The Paulson plan provides a mechanism, and the funds, to enable the state to take “non-performing assets”, that is, bad debts, off the banks’ books. The result would be a “deleveraging” of the banks, that is, a reduction in the proportion of outstanding loans in relation to the actual capital they hold. This, it is hoped, will then allow them to extend new loans to credit-worthy firms and individuals, thereby, reviving economic activity.

There are two major problems related to this. Firstly, it is not at all clear whether the American banks merely have $800 billion dollars of bad debts; the true figure could be much, much higher and if so the plan is insufficiently “bold” to solve the existing problems. Even more seriously, the policy treats the crisis as if it existed entirely within the “financial sector”. This is simply wrong; it was the downturn in the American economy that triggered the crisis in the sub-prime mortgage market, which then mushroomed into a Credit Crunch.

The whole premise of the Paulson plan, that the banks must start lending again to ward off recession, is itself fundamentally flawed. It assumes that there are good, profitable lines of credit ready to be opened if only the banks felt confident enough to lend. This ignores the fact that the world economy is teetering on the brink of a global recession. The IMF now predicts world economic growth will slow to 3% in 2009, a figure that is recessionary once world population growth is taken into account. In the United States, corporate profits have declined over the last four quarters and unemployment has risen by 2.2 million to 9.4 million in the last twelve months. In this situation, why would the banks, as profit making institutions being salvaged from bankruptcy by the state, start extending loans to consumers facing the threat of job losses or businesses facing a crisis in profitability? Of course, they will not.

The same problems confront the British government plan. Although nationalisation and state-guaranteed credit should, technically, restore confidence between banks, they cannot foresee the true scale of bad debts yet to surface or offset the effects of a developing recession.

Nonetheless, more nationalisations are likely to follow. The Bush government has said it will adopt its own “recapitalisation” programme, exchanging state investment in the banks for equity options, and European leaders also agreed not to let “any bank” collapse in the period ahead and will use nationalisation to do so. The drive to at least partly nationalise the entire financial system is therefore underway. By effectively eliminating competition between the banks and providing the security of further government funding for their operations indefinitely, these measures may be sufficient to resolve the immediate problem of unfreezing inter-bank lending.
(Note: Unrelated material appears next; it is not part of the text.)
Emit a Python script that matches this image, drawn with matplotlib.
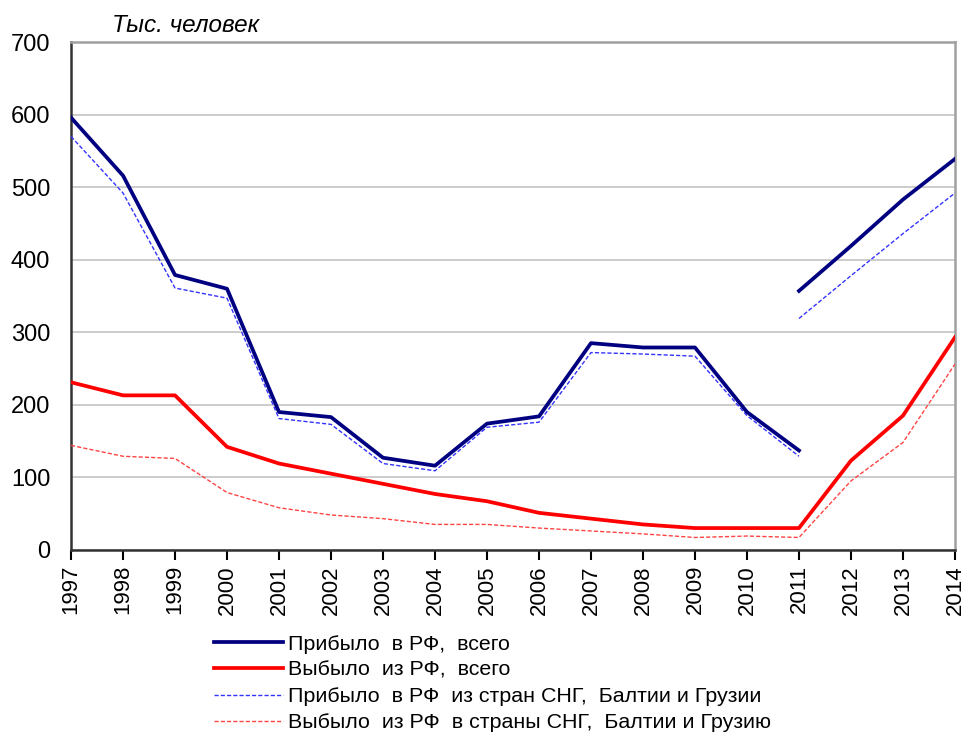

However, they will not stave off a recession in the so-called “real economy”. The crisis of profitability in the rest of the economy will now be the main driver of the crisis, as jobs are lost, pay is cut and conditions attacked so capital can get through the crisis. A round of capital centralisation in industry has already begun. The collapse in the car market, for example, has pushed General Motors and Ford into merger talks to avoid having to file for Chapter 11 Bankruptcy status. Obviously American capitalism has not yet lost enough of its historic icons. We are, in short, moving from the crisis phase to the crash phase of the cycle.

Rapidly increasing inflation, specifically in terms of food and fuel costs, has been making life increasingly difficult for workers and peasants across the world. Since the start of 2006, the average world price for rice has risen by 217%, wheat by 136%, maize by 125% and soybeans by 107%. A series of food riots, notably in Bangladesh, Pakistan, Egypt, in many west African states, Haiti, Mexico and South Africa, have forced governments to introduce subsidies and controls as they attempt to alleviate the worst effects whilst keeping wages down. On the other hand, the fall in oil prices and in a whole range of industrial inputs is a sign that manufacturing is envisaging a major slow down.

If the Paulson and Brown plans are successful, if the banks do inject a massive amount of credit into their economies, then this could lead to severe inflation if it is not accompanied by an equivalent increase in production. This would see a return to the “stagflation” (stagnant production, inflated prices) last seen in the crises of the Seventies. We should also note, however, that, as global demand falls, deflationary pressures are also hitting the economy. The world oil price has fallen to $80 dollars a barrel on anticipation of contracting demand; hit in particular by reports of falling growth rates in China and India.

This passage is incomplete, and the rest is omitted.